Indeed, in response to Mr. Baldassarre’s remarks about the one-sided, left-wing history of the state broadcasting system, James Walston, a professor of history at the American University of Rome, pointed out that RAI had run films that focused on the courageous efforts of Italian Army officials to rescue Jews during World War II, while glossing over the effects of Mussolini’s racial laws and the Republic of Salo’s collaboration with the Nazis in deporting Jews.

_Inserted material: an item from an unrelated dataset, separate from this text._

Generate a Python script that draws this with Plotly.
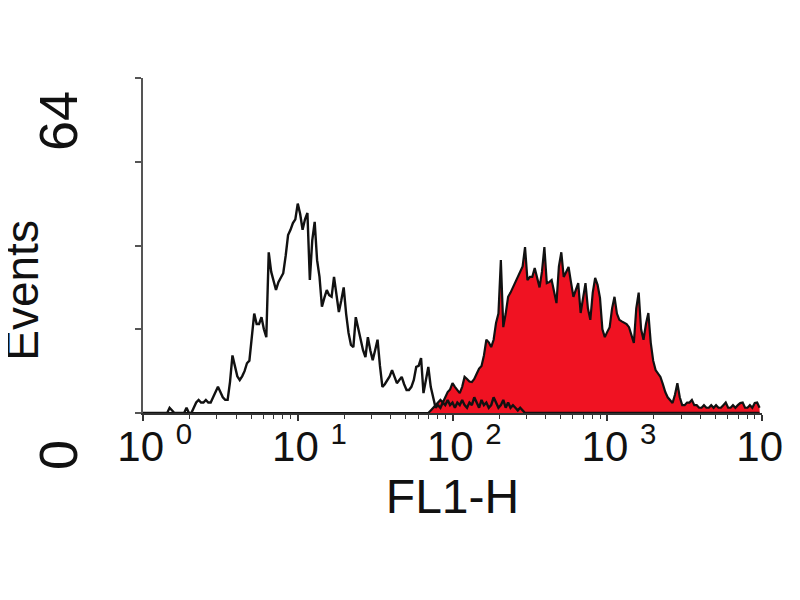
import numpy as np
import plotly.graph_objects as go

# FL1-H histogram channels: 256 log-spaced channels over 4 decades
n_channels = 256
channel_values = 10 ** (np.arange(n_channels) / 64.0)

# Control (unfilled, black outline) counts per channel
control_counts = [
    0, 0, 0, 0, 0, 0, 0, 0, 0, 0,
    0, 1, 0.5, 0, 0, 0, 0, 0, 1, 0,
    0, 1, 2, 2.5, 2, 2, 2.5, 2, 2, 3,
    4, 5, 4, 3, 2.5, 2.5, 6, 11, 9, 7,
    6.3, 7, 8, 9.5, 10, 14, 19, 17, 17, 18.3,
    16, 14.5, 30.7, 27, 25, 23.5, 25, 26, 26.7, 30,
    34, 35, 36.3, 37, 40, 38, 35, 37, 38.2, 25.4,
    33, 36.5, 29.2, 26, 20.3, 22, 23.5, 22.5, 22.2, 26,
    23, 19.3, 21.5, 24, 19, 15.3, 13, 12.6, 18.3, 16,
    14, 12, 10.7, 14.5, 12, 10.1, 12, 14, 9, 5,
    5.5, 6.3, 7, 8.2, 7, 5.7, 6.3, 6.9, 5.5, 4.4,
    4.4, 5, 6.3, 8.8, 9, 10.5, 3.8, 6, 8.8, 5,
    3, 1, 1.5, 1, 2, 1.5, 2.5, 1.5, 2, 1,
    2, 1.5, 2.5, 1.5, 1, 2, 1.5, 3, 2, 1,
    2.5, 1.5, 2, 1, 1.5, 3, 2, 1, 1.5, 2.5,
    1, 2, 1, 1.5, 1, 0.5, 1, 0.5, 0, 0,
] + [0] * 96

# Stained sample (red filled) counts per channel
stained_counts = [0] * 118 + [
    0, 0.5,
    1, 1.5, 2, 2.5, 2, 3, 4, 4.5, 5.7, 5,
    4.5, 3.8, 5, 6.9, 6.5, 6, 5.9, 6.5, 7.5, 8.5,
    9, 11, 14, 13.5, 12.6, 14, 17.2, 19, 29.2, 16.4,
    19, 22.2, 23, 24, 25, 26, 27, 28, 31.7, 25.4,
    26, 26, 27.7, 26, 24, 27, 31.7, 24.8, 25, 25.4,
    23, 21, 28, 30.7, 26, 27, 27.9, 25, 22.2, 23.5,
    24.8, 19.1, 22, 24.8, 20, 17.8, 23, 25.8, 24.5, 22,
    16, 14.5, 15.5, 16.4, 20, 22.2, 19, 17.8, 17.5, 17.2,
    17, 16.4, 15, 13.4, 20, 23, 16, 14, 17, 19.1,
    13.4, 10, 8.2, 7.5, 6.9, 5.5, 4, 3, 2.5, 1.9,
    3.5, 5.7, 3, 1.5, 1.5, 2, 2, 2.5, 1.5, 1.5,
    1, 1, 1.5, 1, 1, 1.5, 1, 1.5, 1, 1,
    1.5, 2, 1, 1, 1.5, 1, 1.5, 1.9, 2, 1,
    1, 1.5, 1, 1.9, 2, 1,
]

x_tickvals = [1, 10, 100, 1000, 10000]
x_ticktext = ["&nbsp;&nbsp;10 <sup>0</sup>", "&nbsp;&nbsp;10 <sup>1</sup>",
              "&nbsp;&nbsp;10 <sup>2</sup>", "&nbsp;&nbsp;10 <sup>3</sup>",
              "&nbsp;&nbsp;10 <sup>4</sup>"]
x_minor = [m * 10 ** k for k in range(4) for m in range(2, 10)]
y_tickvals = [0, 16, 32, 48, 64]
y_labels = ["64", "0"]

FONT = "Liberation Sans, Arial, Helvetica, sans-serif"

fig = go.Figure()
fig.add_trace(go.Scatter(
    x=channel_values, y=stained_counts, mode="lines",
    line=dict(color="#111111", width=2.2),
    fill="tozeroy", fillcolor="rgb(240,18,34)",
    hoverinfo="skip", showlegend=False,
))
fig.add_trace(go.Scatter(
    x=channel_values, y=control_counts, mode="lines",
    line=dict(color="#111111", width=2.4),
    hoverinfo="skip", showlegend=False,
))

# page body adds ~8px offset; margins compensate so plot area sits at 143..762 x 78..413
fig.update_layout(
    width=800, height=600,
    margin=dict(l=135, r=46, t=70, b=195),
    paper_bgcolor="white", plot_bgcolor="white",
    font=dict(family=FONT, color="black"),
    xaxis=dict(
        type="log", range=[0, 4], automargin=False,
        tickvals=x_tickvals, ticktext=x_ticktext,
        tickfont=dict(size=42, family=FONT, color="#111111"),
        ticks="outside", ticklen=6, tickwidth=1.5, tickcolor="#333333",
        ticklabelstandoff=-10, ticklabeloverflow="allow",
        minor=dict(tickvals=x_minor, ticks="outside", ticklen=4,
                   tickwidth=1.2, tickcolor="#333333"),
        showline=True, linecolor="#333333", linewidth=2,
        showgrid=False, zeroline=False,
        title=dict(text="FL1-H", font=dict(size=48, family=FONT, color="#111111"),
                   standoff=6),
    ),
    yaxis=dict(
        range=[0, 64], tickvals=y_tickvals, showticklabels=False,
        automargin=False,
        ticks="outside", ticklen=6, tickwidth=1.5, tickcolor="#555555",
        showline=True, linecolor="#555555", linewidth=2,
        showgrid=False, zeroline=False,
    ),
    annotations=[
        dict(text="Events", xref="paper", yref="paper", x=-0.196, y=0.367,
             xanchor="center", yanchor="middle",
             textangle=-90, showarrow=False,
             font=dict(size=46, family=FONT, color="#111111")),
        dict(text=y_labels[0], xref="paper", yref="paper", x=-0.137, y=0.872,
             xanchor="center", yanchor="middle",
             textangle=-90, showarrow=False,
             font=dict(size=54, family=FONT, color="#111111")),
        dict(text=y_labels[1], xref="paper", yref="paper", x=-0.137, y=-0.125,
             xanchor="center", yanchor="middle",
             textangle=-90, showarrow=False,
             font=dict(size=54, family=FONT, color="#111111")),
    ],
)

fig.write_html("out.html")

To Victoria de Grazia, a professor of history at Columbia University, De Felice exercised undue influence in determining the way history was written. ”By declaring that Mussolini was not Hitler, he closed the door on good, comparative research between Germany and Italy,” she said. De Felice was in the unusual position of being the first to receive the documents of the Italian state as they were declassified. He kept much important material at his home, and controlled access to it carefully. (Since De Felice’s death, she added, important new work has been done on the darker sides of Fascism, like the killing of political opponents and the massacres during the invasions of Ethiopia and Yugoslavia.)

But far more publicity has gone to books pushing an increasingly revisionist point of view. In 1996 in his book ”La Morte della Patria” (”The Death of the Fatherland”), Ernesto Galli della Loggia, a professor of history at the University of Perugia and a prominent conservative political commentator, even blamed those who fought alongside the Anglo-American allies for the death of national feeling in Italy.

A strange confirmation of the reversal of the usual opposition between ”good partisans” and ”evil Fascists” came in 1997 when a Rome magistrate opened a war-crimes investigation of the partisans who had blown up a convoy of German soldiers during World War II. The judge, Maurizio Pacioni, maintained that the partisans were responsible for the death of an 11-year-old boy accidentally killed by the partisans’ bomb, but shelved the case because of an amnesty for crimes from the Fascist period. (Members of the National Alliance had encouraged the boy’s family to pursue the case.) Nonetheless, what had always been regarded as a heroic episode had now, in the eyes of some, been criminalized.

A romantic version of the Republic of Salo — as noble loyalists to a lost cause — and a new critical view of the partisan struggle have already seeped into the popular media, said Massimo Salvadori, a historian at the University of Turin.

”There was one RAI broadcast that portrayed the repubblichini as more morally coherent, patriots who refused to change sides even when defeat was imminent, while the partisans were seen to be opportunistic turncoats who were jumping on the winning bandwagon,” he said. The need to recognize former repubblichini in the government as people of good faith, Mr. Salvadori says, has distorted the historical discussion: ”What matters to me as a historian is not good faith, but the objective consequences of people’s actions. Many Nazi storm troopers were no doubt also in good faith, believing they were serving their country, but what were the consequences of their actions? The Republic of Salo fought alongside Hitler, and had they won, it would have meant dictatorship in Italy and the rest of Europe. The consequence of the partisan struggle was to restore democracy and civil liberties to Italy. So, objectively, I think it’s possible to say one was right and the other wrong.”

Curiously, in a period in which so many are bending over backward to be fair to Fascism, it is now left to a former neo-Fascist, Mr. Fini, the leader of the National Alliance, to state that the anti-Fascist victory ending World War II was a victory for all Italians.